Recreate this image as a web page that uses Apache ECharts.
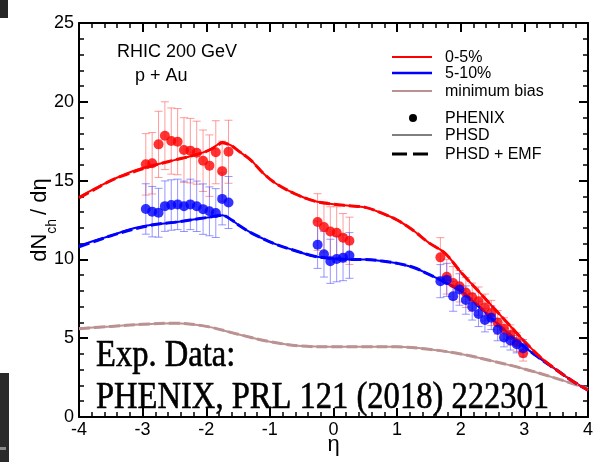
<!DOCTYPE html>
<html>
<head>
<meta charset="utf-8">
<style>
  html, body { margin: 0; padding: 0; background: #fff; }
  #chart { width: 606px; height: 462px; }
</style>
<script src="https://cdn.jsdelivr.net/npm/echarts@6/dist/echarts.min.js"></script>
</head>
<body>
<div id="chart"></div>
<script>
// Pseudorapidity grid of the PHSD model curves
const etaModel = [-4, -3.75, -3.5, -3.25, -3, -2.75, -2.5, -2.25, -2, -1.85, -1.75, -1.6, -1.5, -1.3, -1.1, -0.9, -0.6, -0.3, 0, 0.25, 0.5, 0.75, 1, 1.25, 1.5, 1.75, 2, 2.25, 2.5, 2.75, 3, 3.25, 3.5, 3.75, 4];

// PHSD, 0-5% centrality
const phsdCentral = [13.95, 14.5, 15.0, 15.45, 15.8, 16.05, 16.3, 16.55, 16.85, 17.2, 17.45, 17.2, 16.9, 16.3, 15.45, 14.8, 14.15, 13.7, 13.5, 13.4, 13.3, 12.95, 12.5, 11.85, 11.05, 10.4, 9.2, 8.1, 7.0, 5.9, 4.8, 3.8, 3.0, 2.3, 1.7];
// PHSD + EMF, 0-5% centrality
const emfCentral = [13.9, 14.45, 15.0, 15.4, 15.75, 16.05, 16.3, 16.55, 16.85, 17.15, 17.4, 17.2, 16.9, 16.3, 15.45, 14.8, 14.15, 13.7, 13.5, 13.4, 13.3, 12.95, 12.5, 11.85, 11.05, 10.4, 9.2, 8.1, 7.0, 5.9, 4.8, 3.8, 3.0, 2.3, 1.7];

// PHSD, 5-10% centrality
const phsdPeripheral = [10.85, 11.2, 11.5, 11.85, 12.1, 12.25, 12.35, 12.5, 12.65, 12.75, 12.8, 12.5, 12.2, 11.7, 11.3, 10.95, 10.55, 10.2, 10.05, 10.0, 10.0, 9.9, 9.75, 9.5, 9.05, 8.55, 8.0, 7.15, 6.2, 5.3, 4.45, 3.7, 3.0, 2.3, 1.7];
// PHSD + EMF, 5-10% centrality
const emfPeripheral = [10.8, 11.15, 11.5, 11.8, 12.05, 12.25, 12.35, 12.5, 12.65, 12.75, 12.8, 12.5, 12.2, 11.7, 11.3, 10.95, 10.55, 10.2, 10.05, 10.0, 10.0, 9.9, 9.75, 9.5, 9.05, 8.55, 8.0, 7.15, 6.2, 5.3, 4.45, 3.7, 3.0, 2.3, 1.7];

// Minimum bias (PHSD and PHSD + EMF)
const etaMinBias = [-4, -3.5, -3, -2.5, -2, -1.5, -1, -0.5, 0, 0.5, 1, 1.5, 2, 2.5, 3, 3.5, 4];
const phsdMinBias = [5.63, 5.75, 5.88, 5.95, 5.75, 5.25, 4.78, 4.5, 4.45, 4.45, 4.45, 4.3, 4.0, 3.55, 3.05, 2.45, 1.8];
const emfMinBias = [5.6, 5.75, 5.88, 5.95, 5.75, 5.25, 4.78, 4.5, 4.45, 4.45, 4.45, 4.3, 4.0, 3.55, 3.05, 2.45, 1.8];

// PHENIX measurements
const etaData = [-2.95, -2.85, -2.75, -2.65, -2.55, -2.45, -2.35, -2.25, -2.15, -2.05, -1.95, -1.85, -1.75, -1.65,
                 -0.25, -0.15, -0.05, 0.05, 0.15, 0.25,
                 1.68, 1.78, 1.88, 1.98, 2.08, 2.18, 2.28, 2.38, 2.48, 2.58, 2.68, 2.78, 2.88, 2.98];
const phenixCentral = [16.03, 16.1, 17.3, 17.85, 17.51, 17.47, 16.94, 16.9, 16.77, 16.26, 15.95, 16.8, 15.6, 16.83,
                       12.37, 12.06, 11.77, 11.69, 11.37, 11.18,
                       10.13, 8.9, 8.5, 8.3, 7.9, 7.6, 7.35, 6.95, 6.6, 6.0, 5.6, 5.2, 4.75, 4.05];
const phenixCentralErr = [1.95, 1.95, 2.1, 2.15, 2.1, 2.1, 2.05, 2.05, 2.0, 1.95, 1.95, 2.0, 1.9, 2.0,
                          1.8, 1.6, 1.57, 1.65, 1.54, 1.5,
                          1.25, 1.1, 1.05, 1.0, 0.95, 0.9, 0.9, 0.85, 0.8, 0.75, 0.7, 0.65, 0.6, 0.5];
const phenixPeripheral = [13.2, 13.03, 12.96, 13.38, 13.45, 13.49, 13.37, 13.49, 13.37, 13.19, 13.05, 12.94, 13.84, 13.61,
                          10.93, 10.33, 9.88, 10.03, 10.1, 10.25,
                          8.62, 8.7, 7.66, 8.09, 7.42, 7.0, 6.54, 6.15, 6.3, 5.54, 5.05, 4.85, 4.62, 4.36];
const phenixPeripheralErr = [1.6, 1.6, 1.55, 1.6, 1.6, 1.6, 1.6, 1.6, 1.6, 1.6, 1.55, 1.55, 1.65, 1.65,
                             1.5, 1.45, 1.4, 1.45, 1.45, 1.45,
                             1.05, 1.05, 0.95, 1.0, 0.9, 0.85, 0.8, 0.75, 0.75, 0.7, 0.6, 0.6, 0.55, 0.55];

const RED = '#ff0000';
const BLUE = '#0000ff';
const MINB = '#bc9191';
const SANS = '"Liberation Sans", Arial, sans-serif';
const SERIF = '"Liberation Serif", "DejaVu Serif", serif';

function pairs(xs, ys) { return xs.map((x, i) => [x, ys[i]]); }
function bars(xs, ys, es) { return xs.map((x, i) => [x, ys[i] - es[i], ys[i] + es[i]]); }

function errorBars(color) {
  return function (params, api) {
    const x = api.value(0);
    const lo = api.coord([x, api.value(1)]);
    const hi = api.coord([x, api.value(2)]);
    const hw = 4;
    const st = { stroke: color, lineWidth: 1 };
    return {
      type: 'group',
      children: [
        { type: 'line', shape: { x1: lo[0], y1: lo[1], x2: hi[0], y2: hi[1] }, style: st },
        { type: 'line', shape: { x1: lo[0] - hw, y1: lo[1], x2: lo[0] + hw, y2: lo[1] }, style: st },
        { type: 'line', shape: { x1: hi[0] - hw, y1: hi[1], x2: hi[0] + hw, y2: hi[1] }, style: st }
      ]
    };
  };
}

function modelLine(xs, ys, color, dashed) {
  return {
    type: 'line',
    data: pairs(xs, ys),
    showSymbol: false,
    smooth: 0.35,
    z: dashed ? 4 : 3,
    lineStyle: dashed
      ? { color: color, width: 3, type: [11, 4] }
      : { color: color, width: 2 },
    silent: true
  };
}

function axisStyle() {
  return {
    axisLine: { onZero: false, lineStyle: { color: '#000', width: 2 } },
    axisTick: { inside: true, length: 9, lineStyle: { color: '#000', width: 2 } },
    minorTick: { show: true, splitNumber: 5, length: 5, lineStyle: { color: '#000', width: 1.5 } },
    splitLine: { show: false },
    minorSplitLine: { show: false }
  };
}

const chart = echarts.init(document.getElementById('chart'), null, { renderer: 'canvas' });

const legendX = 392, legendText = 445;
function legendLine(y, color, width, dash) {
  return { type: 'line', shape: { x1: legendX, y1: y, x2: legendX + 40, y2: y },
           style: { stroke: color, lineWidth: width, lineDash: dash || null }, z: 10 };
}
function legendLabel(y, text) {
  return { type: 'text', x: legendText, y: y,
           style: { text: text, font: '16px ' + SANS, fill: '#000', textVerticalAlign: 'middle' }, z: 10 };
}
function refLine(y, text) {
  return { type: 'text', x: 96, y: y, scaleX: 0.88,
           style: { text: text, font: '37px ' + SERIF, fill: '#000', stroke: '#000', lineWidth: 0.6,
                    textVerticalAlign: 'middle' }, z: 10 };
}

chart.setOption({
  animation: false,
  backgroundColor: '#fff',
  grid: { left: 79, right: 18, top: 23, bottom: 45, containLabel: false, outerBoundsMode: 'none' },
  xAxis: [
    Object.assign({
      type: 'value', min: -4, max: 4, interval: 1, position: 'bottom',
      axisLabel: { color: '#000', fontSize: 18, fontFamily: SANS, margin: 4 },
      name: 'η', nameLocation: 'middle', nameGap: 17, nameMoveOverlap: false,
      nameTextStyle: { color: '#000', fontSize: 22, fontFamily: SANS }
    }, axisStyle()),
    Object.assign({
      type: 'value', min: -4, max: 4, interval: 1, position: 'top',
      axisLabel: { show: false }
    }, axisStyle())
  ],
  yAxis: [
    Object.assign({
      type: 'value', min: 0, max: 25, interval: 5, position: 'left',
      axisLabel: { color: '#000', fontSize: 18, fontFamily: SANS, margin: 5 },
      name: '{a|dN}{s|ch}{a|/ dη}', nameLocation: 'middle', nameGap: 26, nameMoveOverlap: false,
      nameTextStyle: {
        color: '#000',
        rich: {
          a: { fontSize: 22, fontFamily: SANS, color: '#000', lineHeight: 26 },
          s: { fontSize: 14, fontFamily: SANS, color: '#000', verticalAlign: 'bottom', padding: [0, 4, -6, 0] }
        }
      }
    }, axisStyle()),
    Object.assign({
      type: 'value', min: 0, max: 25, interval: 5, position: 'right',
      axisLabel: { show: false }
    }, axisStyle())
  ],
  series: [
    // model curves
    modelLine(etaMinBias, phsdMinBias, MINB, false),
    modelLine(etaMinBias, emfMinBias, MINB, true),
    modelLine(etaModel, phsdPeripheral, BLUE, false),
    modelLine(etaModel, emfPeripheral, BLUE, true),
    modelLine(etaModel, phsdCentral, RED, false),
    modelLine(etaModel, emfCentral, RED, true),
    // PHENIX error bars
    {
      type: 'custom', renderItem: errorBars('rgba(255,90,90,0.6)'),
      data: bars(etaData, phenixCentral, phenixCentralErr),
      encode: { x: 0, y: [1, 2] }, z: 2, silent: true
    },
    {
      type: 'custom', renderItem: errorBars('rgba(80,80,255,0.6)'),
      data: bars(etaData, phenixPeripheral, phenixPeripheralErr),
      encode: { x: 0, y: [1, 2] }, z: 2, silent: true
    },
    // PHENIX points
    {
      type: 'scatter', data: pairs(etaData, phenixCentral), symbol: 'circle', symbolSize: 10,
      itemStyle: { color: RED }, z: 5, silent: true
    },
    {
      type: 'scatter', data: pairs(etaData, phenixPeripheral), symbol: 'circle', symbolSize: 10,
      itemStyle: { color: BLUE }, z: 6, silent: true
    }
  ],
  graphic: [
    { type: 'text', x: 117, y: 52,
      style: { text: 'RHIC 200 GeV', font: '18px ' + SANS, fill: '#000', textVerticalAlign: 'middle' }, z: 10 },
    { type: 'text', x: 135, y: 76,
      style: { text: 'p + Au', font: '18px ' + SANS, fill: '#000', textVerticalAlign: 'middle' }, z: 10 },

    legendLine(57, RED, 2),
    legendLabel(58, '0-5%'),
    legendLine(73, BLUE, 2.5),
    legendLabel(74, '5-10%'),
    legendLine(91, MINB, 2),
    legendLabel(92, 'minimum bias'),
    { type: 'circle', shape: { cx: 413, cy: 118, r: 4 }, style: { fill: '#000' }, z: 10 },
    legendLabel(119, 'PHENIX'),
    legendLine(135, '#000', 1),
    legendLabel(136, 'PHSD'),
    legendLine(154, '#000', 3, [15, 6]),
    legendLabel(155, 'PHSD + EMF'),

    refLine(356, 'Exp. Data:'),
    refLine(398, 'PHENIX, PRL 121 (2018) 222301'),

    // dark strips along the left edge
    { type: 'rect', shape: { x: 0, y: 0, width: 8, height: 18 }, style: { fill: '#262626' }, z: 10 },
    { type: 'rect', shape: { x: 0, y: 373, width: 9, height: 89 }, style: { fill: '#2a2a2a' }, z: 10 },
    { type: 'rect', shape: { x: 0, y: 447, width: 6, height: 3 }, style: { fill: '#8a8a8a' }, z: 11 }
  ]
});
</script>
</body>
</html>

----

Up to and including the line containing "3.5, 3.75, 4];", repeat every line from the start of the data, but none of the pictures.

Task response:
Recreate this image as a web page that uses Apache ECharts.
<!DOCTYPE html>
<html>
<head>
<meta charset="utf-8">
<style>
  html, body { margin: 0; padding: 0; background: #fff; }
  #chart { width: 606px; height: 462px; }
</style>
<script src="https://cdn.jsdelivr.net/npm/echarts@6/dist/echarts.min.js"></script>
</head>
<body>
<div id="chart"></div>
<script>
// Pseudorapidity grid of the PHSD model curves
const etaModel = [-4, -3.75, -3.5, -3.25, -3, -2.75, -2.5, -2.25, -2, -1.85, -1.75, -1.6, -1.5, -1.3, -1.1, -0.9, -0.6, -0.3, 0, 0.25, 0.5, 0.75, 1, 1.25, 1.5, 1.75, 2, 2.25, 2.5, 2.75, 3, 3.25, 3.5, 3.75, 4];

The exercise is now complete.